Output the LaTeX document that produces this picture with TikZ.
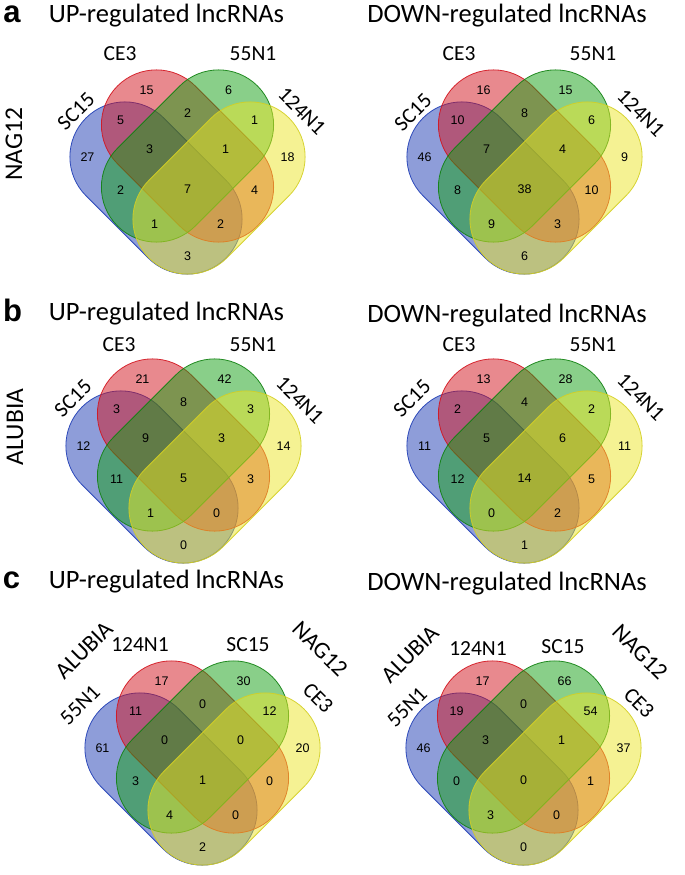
\documentclass[tikz,border=0pt]{standalone}
\usepackage{fontspec}
\setmainfont{Carlito}
\newfontfamily\numfont{Liberation Sans}
\usetikzlibrary{calc}

\definecolor{vblue}{RGB}{30,60,180}
\definecolor{vred}{RGB}{210,20,30}
\definecolor{vgreen}{RGB}{20,160,20}
\definecolor{vyellow}{RGB}{235,230,40}

\tikzset{
  capsule/.style={rounded corners=55pt, line width=0.8pt, fill opacity=0.5, draw opacity=0.9},
  bluecap/.style={capsule, fill=vblue, draw=vblue},
  redcap/.style={capsule, fill=vred, draw=vred},
  greencap/.style={capsule, fill=vgreen, draw=vgreen!80!black},
  yellowcap/.style={capsule, fill=vyellow, draw=vyellow!90!black},
  num/.style={inner sep=0pt, font=\numfont\fontsize{12.5}{15}\selectfont},
  setlabel/.style={inner sep=0pt, font=\fontsize{21.5}{25}\selectfont},
  grouplabel/.style={inner sep=0pt, font=\fontsize{25.5}{30}\selectfont},
  slantgroup/.style={inner sep=0pt, font=\fontsize{23.5}{28}\selectfont},
  paneltitle/.style={inner sep=0pt, anchor=base, font=\fontsize{26.5}{30}\selectfont},
  panelletter/.style={inner sep=0pt, anchor=base, font=\numfont\bfseries\fontsize{31}{34}\selectfont}
}

% four capsules round the origin #1
\newcommand{\vennshapes}[1]{%
  \begin{scope}[shift={($(#1)+(-31.5,32)$)}, rotate=-45]
    \filldraw[bluecap] (-99,-55) rectangle (99,55);
  \end{scope}
  \begin{scope}[shift={(#1)}, rotate=-45]
    \filldraw[redcap] (-99,-55) rectangle (99,55);
  \end{scope}
  \begin{scope}[shift={(#1)}, rotate=45]
    \filldraw[greencap] (-99,-55) rectangle (99,55);
  \end{scope}
  \begin{scope}[shift={($(#1)+(31.5,32)$)}, rotate=45]
    \filldraw[yellowcap] (-99,-55) rectangle (99,55);
  \end{scope}
}

% region counts, order: R G B Y BR RG GY BRG RGY BG all RY BGY BRY BY
\newcommand{\venncounts}[2]{%
  \foreach \dx/\dy [count=\i] in {-41/-66, 41/-66, -100/1, 100/1, -67/-36,
      0/-43, 67/-36, -38/-7, 38/-7, -67/34, 0/33, 67/34, -33/68, 33/68, 0/100} {
    \coordinate (#1-r\i) at ($(#1)+(\dx,\dy)$);
  }
  \foreach \val [count=\i] in {#2} {
    \node[num] (#1-n\i) at (#1-r\i) {\val};
  }
}

\begin{document}
\begin{tikzpicture}[x=1pt, y=-1pt]
  \useasboundingbox (0,0) rectangle (685,875);

  % origins of the six diagrams
  \coordinate (aL) at (187.5,156);
  \coordinate (aR) at (524.5,156);
  \coordinate (bL) at (183.5,445);
  \coordinate (bR) at (524.5,445);
  \coordinate (cL) at (202.5,747);
  \coordinate (cR) at (523.5,747);

  % panel a
  \node[panelletter] (lettera) at (12,23) {a};
  \node[paneltitle] (titleaL) at (166.5,23) {UP-regulated lncRNAs};
  \node[paneltitle] (titleaR) at (507,23) {DOWN-regulated lncRNAs};
  \node[grouplabel, rotate=90] (groupa) at (14,144) {NAG12};
  \vennshapes{aL}
  \venncounts{aL}{15,6,27,18,5,2,1,3,1,2,7,4,1,2,3}
  \node[setlabel] (aL-ce3) at (120,54) {CE3};
  \node[setlabel] (aL-55n1) at (253,54) {55N1};
  \node[setlabel, rotate=45] (aL-sc15) at (76,111) {SC15};
  \node[setlabel, rotate=-45] (aL-124n1) at (302,111) {124N1};
  \vennshapes{aR}
  \venncounts{aR}{16,15,46,9,10,8,6,7,4,8,38,10,9,3,6}
  \node[setlabel] (aR-ce3) at (459,54) {CE3};
  \node[setlabel] (aR-55n1) at (593,54) {55N1};
  \node[setlabel, rotate=45] (aR-sc15) at (413,112) {SC15};
  \node[setlabel, rotate=-45] (aR-124n1) at (641,113) {124N1};

  % panel b
  \node[panelletter] (letterb) at (12.5,321) {b};
  \node[paneltitle] (titlebL) at (166.5,320) {UP-regulated lncRNAs};
  \node[paneltitle] (titlebR) at (507,322) {DOWN-regulated lncRNAs};
  \node[grouplabel, rotate=90] (groupb) at (15,427) {ALUBIA};
  \vennshapes{bL}
  \venncounts{bL}{21,42,12,14,3,8,3,9,3,11,5,3,1,0,0}
  \node[setlabel] (bL-ce3) at (119,345) {CE3};
  \node[setlabel] (bL-55n1) at (253,345) {55N1};
  \node[setlabel, rotate=45] (bL-sc15) at (73,398) {SC15};
  \node[setlabel, rotate=-45] (bL-124n1) at (300,400) {124N1};
  \vennshapes{bR}
  \venncounts{bR}{13,28,11,11,2,4,2,5,6,12,14,5,0,2,1}
  \node[setlabel] (bR-ce3) at (459,345) {CE3};
  \node[setlabel] (bR-55n1) at (593,345) {55N1};
  \node[setlabel, rotate=45] (bR-sc15) at (412,398) {SC15};
  \node[setlabel, rotate=-45] (bR-124n1) at (641,397) {124N1};

  % panel c
  \node[panelletter] (letterc) at (11.5,588) {c};
  \node[paneltitle] (titlecL) at (166.5,588) {UP-regulated lncRNAs};
  \node[paneltitle] (titlecR) at (507,590) {DOWN-regulated lncRNAs};
  \vennshapes{cL}
  \venncounts{cL}{17,30,61,20,11,0,12,0,0,3,1,0,4,0,2}
  \node[slantgroup, rotate=45] (cL-alubia) at (84,650) {ALUBIA};
  \node[slantgroup, rotate=-45] (cL-nag12) at (320,649) {NAG12};
  \node[setlabel] (cL-124n1) at (140,645) {124N1};
  \node[setlabel] (cL-sc15) at (248,645) {SC15};
  \node[setlabel, rotate=45] (cL-55n1) at (80,705) {55N1};
  \node[setlabel, rotate=-45] (cL-ce3) at (318,698) {CE3};
  \vennshapes{cR}
  \venncounts{cR}{17,66,46,37,19,0,54,3,1,0,0,1,3,0,0}
  \node[slantgroup, rotate=45] (cR-alubia) at (410,654) {ALUBIA};
  \node[slantgroup, rotate=-45] (cR-nag12) at (640,652) {NAG12};
  \node[setlabel] (cR-124n1) at (478,649) {124N1};
  \node[setlabel] (cR-sc15) at (563,647) {SC15};
  \node[setlabel, rotate=45] (cR-55n1) at (407,707) {55N1};
  \node[setlabel, rotate=-45] (cR-ce3) at (639,703) {CE3};
\end{tikzpicture}
\end{document}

###

# What to work on
Leave the pictures out and output the rest of the listing exactly.

# Final result
Output the LaTeX document that produces this picture with TikZ.
\documentclass[tikz,border=0pt]{standalone}
\usepackage{fontspec}
\setmainfont{Carlito}
\newfontfamily\numfont{Liberation Sans}
\usetikzlibrary{calc}

\definecolor{vblue}{RGB}{30,60,180}
\definecolor{vred}{RGB}{210,20,30}
\definecolor{vgreen}{RGB}{20,160,20}
\definecolor{vyellow}{RGB}{235,230,40}

\tikzset{
  capsule/.style={rounded corners=55pt, line width=0.8pt, fill opacity=0.5, draw opacity=0.9},
  bluecap/.style={capsule, fill=vblue, draw=vblue},
  redcap/.style={capsule, fill=vred, draw=vred},
  greencap/.style={capsule, fill=vgreen, draw=vgreen!80!black},
  yellowcap/.style={capsule, fill=vyellow, draw=vyellow!90!black},
  num/.style={inner sep=0pt, font=\numfont\fontsize{12.5}{15}\selectfont},
  setlabel/.style={inner sep=0pt, font=\fontsize{21.5}{25}\selectfont},
  grouplabel/.style={inner sep=0pt, font=\fontsize{25.5}{30}\selectfont},
  slantgroup/.style={inner sep=0pt, font=\fontsize{23.5}{28}\selectfont},
  paneltitle/.style={inner sep=0pt, anchor=base, font=\fontsize{26.5}{30}\selectfont},
  panelletter/.style={inner sep=0pt, anchor=base, font=\numfont\bfseries\fontsize{31}{34}\selectfont}
}

% four capsules round the origin #1
\newcommand{\vennshapes}[1]{%
  \begin{scope}[shift={($(#1)+(-31.5,32)$)}, rotate=-45]
    \filldraw[bluecap] (-99,-55) rectangle (99,55);
  \end{scope}
  \begin{scope}[shift={(#1)}, rotate=-45]
    \filldraw[redcap] (-99,-55) rectangle (99,55);
  \end{scope}
  \begin{scope}[shift={(#1)}, rotate=45]
    \filldraw[greencap] (-99,-55) rectangle (99,55);
  \end{scope}
  \begin{scope}[shift={($(#1)+(31.5,32)$)}, rotate=45]
    \filldraw[yellowcap] (-99,-55) rectangle (99,55);
  \end{scope}
}

% region counts, order: R G B Y BR RG GY BRG RGY BG all RY BGY BRY BY
\newcommand{\venncounts}[2]{%
  \foreach \dx/\dy [count=\i] in {-41/-66, 41/-66, -100/1, 100/1, -67/-36,
      0/-43, 67/-36, -38/-7, 38/-7, -67/34, 0/33, 67/34, -33/68, 33/68, 0/100} {
    \coordinate (#1-r\i) at ($(#1)+(\dx,\dy)$);
  }
  \foreach \val [count=\i] in {#2} {
    \node[num] (#1-n\i) at (#1-r\i) {\val};
  }
}

\begin{document}
\begin{tikzpicture}[x=1pt, y=-1pt]
  \useasboundingbox (0,0) rectangle (685,875);

  % origins of the six diagrams
  \coordinate (aL) at (187.5,156);
  \coordinate (aR) at (524.5,156);
  \coordinate (bL) at (183.5,445);
  \coordinate (bR) at (524.5,445);
  \coordinate (cL) at (202.5,747);
  \coordinate (cR) at (523.5,747);

  % panel a
  \node[panelletter] (lettera) at (12,23) {a};
  \node[paneltitle] (titleaL) at (166.5,23) {UP-regulated lncRNAs};
  \node[paneltitle] (titleaR) at (507,23) {DOWN-regulated lncRNAs};
  \node[grouplabel, rotate=90] (groupa) at (14,144) {NAG12};
  \vennshapes{aL}
  \venncounts{aL}{15,6,27,18,5,2,1,3,1,2,7,4,1,2,3}
  \node[setlabel] (aL-ce3) at (120,54) {CE3};
  \node[setlabel] (aL-55n1) at (253,54) {55N1};
  \node[setlabel, rotate=45] (aL-sc15) at (76,111) {SC15};
  \node[setlabel, rotate=-45] (aL-124n1) at (302,111) {124N1};
  \vennshapes{aR}
  \venncounts{aR}{16,15,46,9,10,8,6,7,4,8,38,10,9,3,6}
  \node[setlabel] (aR-ce3) at (459,54) {CE3};
  \node[setlabel] (aR-55n1) at (593,54) {55N1};
  \node[setlabel, rotate=45] (aR-sc15) at (413,112) {SC15};
  \node[setlabel, rotate=-45] (aR-124n1) at (641,113) {124N1};

  % panel b
  \node[panelletter] (letterb) at (12.5,321) {b};
  \node[paneltitle] (titlebL) at (166.5,320) {UP-regulated lncRNAs};
  \node[paneltitle] (titlebR) at (507,322) {DOWN-regulated lncRNAs};
  \node[grouplabel, rotate=90] (groupb) at (15,427) {ALUBIA};
  \vennshapes{bL}
  \venncounts{bL}{21,42,12,14,3,8,3,9,3,11,5,3,1,0,0}
  \node[setlabel] (bL-ce3) at (119,345) {CE3};
  \node[setlabel] (bL-55n1) at (253,345) {55N1};
  \node[setlabel, rotate=45] (bL-sc15) at (73,398) {SC15};
  \node[setlabel, rotate=-45] (bL-124n1) at (300,400) {124N1};
  \vennshapes{bR}
  \venncounts{bR}{13,28,11,11,2,4,2,5,6,12,14,5,0,2,1}
  \node[setlabel] (bR-ce3) at (459,345) {CE3};
  \node[setlabel] (bR-55n1) at (593,345) {55N1};
  \node[setlabel, rotate=45] (bR-sc15) at (412,398) {SC15};
  \node[setlabel, rotate=-45] (bR-124n1) at (641,397) {124N1};

  % panel c
  \node[panelletter] (letterc) at (11.5,588) {c};
  \node[paneltitle] (titlecL) at (166.5,588) {UP-regulated lncRNAs};
  \node[paneltitle] (titlecR) at (507,590) {DOWN-regulated lncRNAs};
  \vennshapes{cL}
  \venncounts{cL}{17,30,61,20,11,0,12,0,0,3,1,0,4,0,2}
  \node[slantgroup, rotate=45] (cL-alubia) at (84,650) {ALUBIA};
  \node[slantgroup, rotate=-45] (cL-nag12) at (320,649) {NAG12};
  \node[setlabel] (cL-124n1) at (140,645) {124N1};
  \node[setlabel] (cL-sc15) at (248,645) {SC15};
  \node[setlabel, rotate=45] (cL-55n1) at (80,705) {55N1};
  \node[setlabel, rotate=-45] (cL-ce3) at (318,698) {CE3};
  \vennshapes{cR}
  \venncounts{cR}{17,66,46,37,19,0,54,3,1,0,0,1,3,0,0}
  \node[slantgroup, rotate=45] (cR-alubia) at (410,654) {ALUBIA};
  \node[slantgroup, rotate=-45] (cR-nag12) at (640,652) {NAG12};
  \node[setlabel] (cR-124n1) at (478,649) {124N1};
  \node[setlabel] (cR-sc15) at (563,647) {SC15};
  \node[setlabel, rotate=45] (cR-55n1) at (407,707) {55N1};
  \node[setlabel, rotate=-45] (cR-ce3) at (639,703) {CE3};
\end{tikzpicture}
\end{document}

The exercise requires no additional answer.